Greece is set to hold early elections on May 21, the country’s prime minister announced on Tuesday.
If a clear majority is not secured in the first round of the elections, a second round will be held by early July, said Kyriakos Mitsotakis in an introductory statement during a weekly cabinet meeting.
Mitsotakis argued that the government has a duty to expose faults of the current simple proportional election system, which he said is tended to produce instability.
The first ballot will determine who will govern, while the second round will determine how to govern, he said, adding that Greece needs a strong leadership in this “extremely unstable world.” “This is why citizens should know who they are voting for as prime minister,” he said.

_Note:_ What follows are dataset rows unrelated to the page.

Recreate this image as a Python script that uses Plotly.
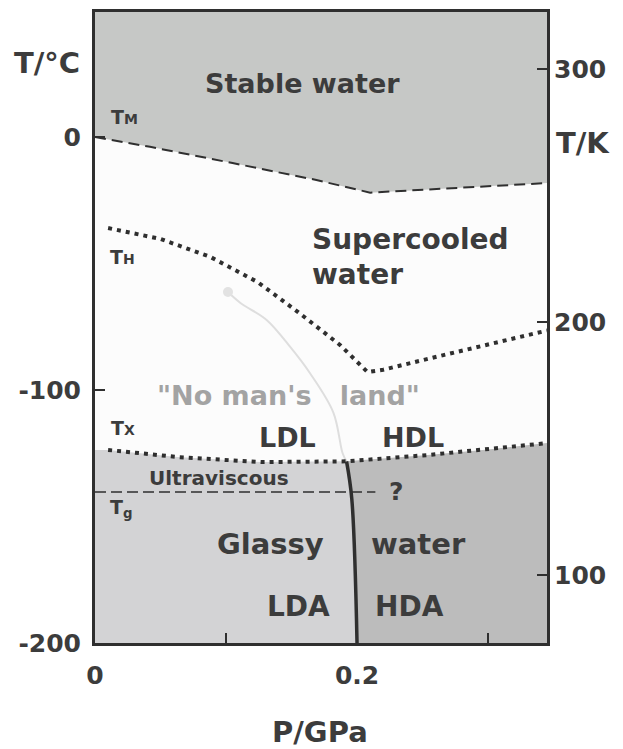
import plotly.graph_objects as go

# Melting line T_M (P in GPa, T in degC)
tm_p = [0.0, 0.042, 0.105, 0.169, 0.21, 0.345]
tm_t = [0.0, -3.9, -10.3, -17.0, -22.0, -18.2]

# Homogeneous nucleation line T_H
th_p = [0.01, 0.05, 0.088, 0.124, 0.155, 0.187, 0.208, 0.22, 0.266, 0.337, 0.345]
th_t = [-36.0, -40.3, -47.4, -57.3, -69.2, -82.2, -92.9, -92.0, -86.2, -77.5, -76.5]

# Crystallisation line T_X
tx_p = [0.01, 0.063, 0.127, 0.192, 0.254, 0.30, 0.345]
tx_t = [-123.7, -126.5, -128.5, -128.2, -125.7, -123.5, -121.0]

# Glass transition T_g
tg_p = [0.0, 0.214]
tg_t = [-140.3, -140.3]

# LDA / HDA boundary (solid) and its faint extension into no man's land
lh_p = [0.192, 0.196, 0.2]
lh_t = [-128.2, -143.0, -200.0]
nml_p = [0.1015, 0.111, 0.131, 0.149, 0.164, 0.182, 0.189, 0.192]
nml_t = [-61.3, -65.6, -72.3, -83.0, -93.3, -109.0, -125.0, -128.2]

x_ticks = [0, 0.2]
x_ticktext = ["0", "0.2"]
x_minor = [0.1, 0.3]
yc_ticks = [0, -100, -200]
yc_ticktext = ["0", "-100", "-200"]
yk_ticks = [100, 200, 300]

X_MAX = 0.345
T_MIN, T_MAX = -200, 49.4
DARK = "#2f2f2f"
TXT = "#3c3c3c"
FONT = "DejaVu Sans"

fig = go.Figure()

# stable water region
fig.add_trace(go.Scatter(
    x=tm_p + [X_MAX, 0], y=tm_t + [T_MAX, T_MAX], fill="toself",
    fillcolor="#c6c8c6", line=dict(width=0), mode="lines", hoverinfo="skip"))

# glassy / ultraviscous low-density side
k = tx_p.index(lh_p[0])
fig.add_trace(go.Scatter(
    x=[0] + tx_p[:k + 1] + lh_p[1:] + [0],
    y=[tx_t[0]] + tx_t[:k + 1] + lh_t[1:] + [T_MIN],
    fill="toself", fillcolor="#d3d3d5", line=dict(width=0), mode="lines",
    hoverinfo="skip"))

# high-density side
fig.add_trace(go.Scatter(
    x=tx_p[k:] + [X_MAX] + lh_p[::-1],
    y=tx_t[k:] + [T_MIN] + lh_t[::-1],
    fill="toself", fillcolor="#bcbcbc", line=dict(width=0), mode="lines",
    hoverinfo="skip"))

# faint no man's land curve
fig.add_trace(go.Scatter(x=nml_p, y=nml_t, mode="lines", line_shape="spline",
                         line=dict(color="#dedede", width=2), hoverinfo="skip"))
fig.add_trace(go.Scatter(x=nml_p[:1], y=nml_t[:1], mode="markers",
                         marker=dict(color="#e2e2e2", size=10), hoverinfo="skip"))

fig.add_trace(go.Scatter(x=tm_p, y=tm_t, mode="lines",
                         line=dict(color=DARK, width=2, dash="11px,6px")))
fig.add_trace(go.Scatter(x=th_p, y=th_t, mode="lines",
                         line=dict(color=DARK, width=4, dash="4px,5px")))
fig.add_trace(go.Scatter(x=tx_p, y=tx_t, mode="lines",
                         line=dict(color=DARK, width=4, dash="4px,5px")))
fig.add_trace(go.Scatter(x=tg_p, y=tg_t, mode="lines",
                         line=dict(color=DARK, width=1.5, dash="11px,5px")))
fig.add_trace(go.Scatter(x=lh_p, y=lh_t, mode="lines", line_shape="spline",
                         line=dict(color=DARK, width=3.5)))


def label(text, x, y, size, color=TXT, xanchor="center"):
    fig.add_annotation(x=x, y=y, text=text, showarrow=False, xanchor=xanchor,
                       yanchor="middle",
                       font=dict(family=FONT, size=size, color=color, weight="bold"))


label("Stable water", 0.158, 21.3, 27)
label("Supercooled", 0.164, -40.7, 28, xanchor="left")
label("water", 0.164, -54.5, 28, xanchor="left")
label('"No man\'s\u00a0\u00a0 land"', 0.148, -102, 27, color="#a3a3a3")
label("LDL", 0.147, -118.6, 27)
label("HDL", 0.243, -118.6, 27)
label("Ultraviscous", 0.095, -134.8, 20)
label("?", 0.230, -140.3, 25)
label("Glassy", 0.134, -160.9, 29)
label("water", 0.247, -160.9, 29)
label("LDA", 0.155, -185.4, 28)
label("HDA", 0.240, -185.4, 28)
label("T<span style='font-size:14px'>M</span>", 0.011, 7.9, 19, xanchor="left")
label("T<span style='font-size:14px'>H</span>", 0.010, -47.4, 19, xanchor="left")
label("T<span style='font-size:14px'>X</span>", 0.011, -115.0, 19, xanchor="left")
label("T<sub>g</sub>", 0.010, -147.0, 19, xanchor="left")

for txt, x, y in [("T/°C", -0.106, 0.919), ("T/K", 1.080, 0.792), ("P/GPa", 0.498, -0.141)]:
    fig.add_annotation(x=x, y=y, xref="paper", yref="paper", text=txt, showarrow=False,
                       xanchor="center", yanchor="middle",
                       font=dict(family=FONT, size=29, color=TXT, weight="bold"))

tickfont = dict(family=FONT, size=25, color=TXT, weight="bold")
fig.update_layout(
    width=623, height=749,
    # page body adds ~8px, so the frame lands at 95..547 x 12..643
    margin=dict(l=87, r=84, t=4, b=114),
    paper_bgcolor="white", plot_bgcolor="#fcfcfc",
    showlegend=False,
    xaxis=dict(range=[0, X_MAX], tickvals=x_ticks, ticktext=x_ticktext,
               ticks="inside", ticklen=10, tickwidth=1.5, tickcolor=DARK,
               minor=dict(tickvals=x_minor, ticks="inside", ticklen=10,
                          tickwidth=1.5, tickcolor=DARK, showgrid=False),
               showline=True, mirror=True, linecolor=DARK, linewidth=3,
               showgrid=False, zeroline=False, ticklabelstandoff=8,
               automargin=False, tickfont=tickfont),
    yaxis=dict(range=[T_MIN, T_MAX], tickvals=yc_ticks, ticktext=yc_ticktext,
               ticks="inside", ticklen=10, tickwidth=1.5, tickcolor=DARK,
               showline=True, mirror=True, linecolor=DARK, linewidth=3,
               showgrid=False, zeroline=False, ticklabelstandoff=6,
               automargin=False, tickfont=tickfont),
    yaxis2=dict(range=[T_MIN + 273.15, T_MAX + 273.15], tickvals=yk_ticks,
                overlaying="y", side="right", anchor="x",
                ticks="inside", ticklen=10, tickwidth=1.5, tickcolor=DARK,
                showline=False, showgrid=False, zeroline=False, ticklabelstandoff=6,
                automargin=False, tickfont=tickfont),
)
# dummy trace to activate the kelvin axis
fig.add_trace(go.Scatter(x=[None], y=[None], yaxis="y2", hoverinfo="skip"))

fig.write_html("out.html")
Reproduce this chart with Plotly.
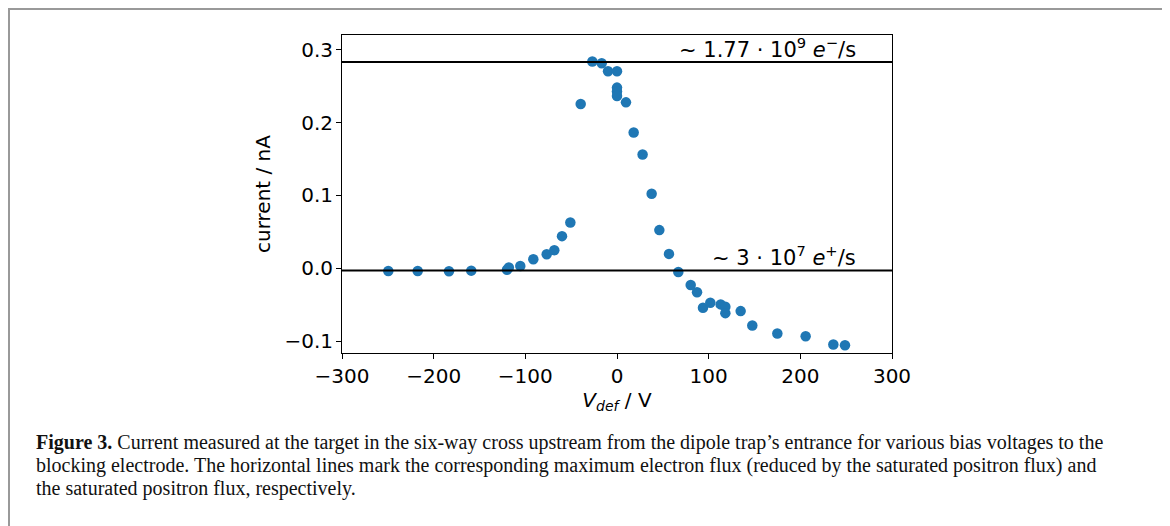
import plotly.graph_objects as go

# Data
v_def = [-249.5, -217.4, -183.3, -159.0, -120.0, -118.0, -105.5, -91.3, -76.7, -68.4,
         -60.0, -50.9, -39.6, -26.9, -16.7, -9.8, 0.0, 0.0, 0.0, 0.0,
         9.8, 18.2, 27.9, 37.8, 46.2, 56.7, 66.9, 80.4, 87.3, 93.8,
         101.8, 113.1, 118.2, 118.2, 134.9, 147.6, 174.9, 205.8, 236.0, 248.7]
current = [-0.0037, -0.0037, -0.0041, -0.0033, -0.002, 0.001, 0.003, 0.0124, 0.0193, 0.0248,
           0.0441, 0.0629, 0.2257, 0.2841, 0.2818, 0.2708, 0.2708, 0.2483, 0.2430, 0.2367,
           0.228, 0.1866, 0.1563, 0.1025, 0.0524, 0.0197, -0.0051, -0.023, -0.0331, -0.0543,
           -0.0474, -0.0497, -0.053, -0.0617, -0.0589, -0.0786, -0.0897, -0.0934, -0.1048, -0.1058]

electron_level = 0.2836
positron_level = -0.003
x_ticks = [-300, -200, -100, 0, 100, 200, 300]
y_ticks = [-0.1, 0.0, 0.1, 0.2, 0.3]
y_tick_labels = ["\u22120.1", "0.0", "0.1", "0.2", "0.3"]
x_tick_labels = ["\u2212300", "\u2212200", "\u2212100", "0", "100", "200", "300"]

caption_lines = [
    "<b>Figure 3.</b> Current measured at the target in the six-way cross upstream from the dipole trap\u2019s entrance for various bias voltages to the",
    "blocking electrode. The horizontal lines mark the corresponding maximum electron flux (reduced by the saturated positron flux) and",
    "the saturated positron flux, respectively.",
]

# page body margin offset (figure is drawn 8px in from the window edge)
OFF = 8
W, H = 1170 - OFF, 526 - OFF
L, R, T, B = 342 - OFF, 892 - OFF, 35 - OFF, 353 - OFF

def px(xscreen):
    return (xscreen - OFF - L) / (R - L)

def py(yscreen):
    return (B - (yscreen - OFF)) / (B - T)

fig = go.Figure()
fig.add_trace(go.Scatter(x=v_def, y=current, mode="markers",
                         marker=dict(color="#1f77b4", size=10.5, line=dict(width=0)),
                         showlegend=False, cliponaxis=False))

fig.add_hline(y=electron_level, line=dict(color="black", width=2))
fig.add_hline(y=positron_level, line=dict(color="black", width=2))

tick_font = dict(family="DejaVu Sans", size=20, color="black")
fig.update_xaxes(range=[-300, 300], tickvals=x_ticks, ticktext=x_tick_labels,
                 showline=True, linecolor="black", linewidth=1, mirror=True,
                 ticks="outside", ticklen=5, tickcolor="black", tickwidth=1,
                 showgrid=False, zeroline=False, tickfont=tick_font,
                 title=dict(text="<i>V</i><sub><i>def</i></sub> / V", font=tick_font, standoff=0))
fig.update_yaxes(range=[-0.1165, 0.3206], tickvals=y_ticks, ticktext=y_tick_labels,
                 showline=True, linecolor="black", linewidth=1, mirror=True,
                 ticks="outside", ticklen=5, tickcolor="black", tickwidth=1,
                 ticklabelstandoff=-1,
                 showgrid=False, zeroline=False, tickfont=tick_font,
                 title=dict(text="current / nA", font=tick_font, standoff=8))

ann_font = dict(family="DejaVu Sans", size=21, color="black")
fig.add_annotation(x=px(858), y=electron_level, xref="paper", yref="y",
                   text="~ 1.77 \u00b7 10<sup>9</sup> <i>e</i><sup>\u2212</sup>/s",
                   showarrow=False, xanchor="right", yanchor="bottom", font=ann_font, yshift=-2)
fig.add_annotation(x=px(858), y=positron_level, xref="paper", yref="y",
                   text="~ 3 \u00b7 10<sup>7</sup> <i>e</i><sup>+</sup>/s",
                   showarrow=False, xanchor="right", yanchor="bottom", font=ann_font, yshift=-2)

cap_font = dict(family="Liberation Serif", size=20, color="#111111")
for i, line in enumerate(caption_lines):
    fig.add_annotation(x=px(34), y=py(442 + 23 * i), xref="paper", yref="paper",
                       text=line, showarrow=False, xanchor="left", yanchor="middle",
                       align="left", font=cap_font)

fig.add_shape(type="rect", xref="paper", yref="paper",
              x0=px(9), x1=px(1163), y0=py(9), y1=py(600),
              line=dict(color="#999999", width=2), fillcolor="rgba(0,0,0,0)", layer="below")

fig.update_layout(width=W, height=H, margin=dict(l=L, r=W - R, t=T, b=H - B, autoexpand=False),
                  plot_bgcolor="white", paper_bgcolor="white")

fig.write_html("out.html")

Mitsotakis urged to citizens to vote for his conservative Nea Dimokratia (ND) party to form a single-party government.
“Greek men and women in the elections of May 21 will finally choose whether the country will continue to claim and win the bet of modernization,” he said.
Alexis Tsipras, leader of the leftist main opposition SYRIZA-PS, on Monday reiterated that he favors a coalition of leftist parties, led by SYRIZA, for “regeneration and re-construction,” of the country.
He, however, ruled out a scenario of grand coalition with the ruling ND party. “What kind of program agreement can be achieved by a party that forms the core of the neoliberal point of view, with parties that call themselves progressive,” Tsipras said.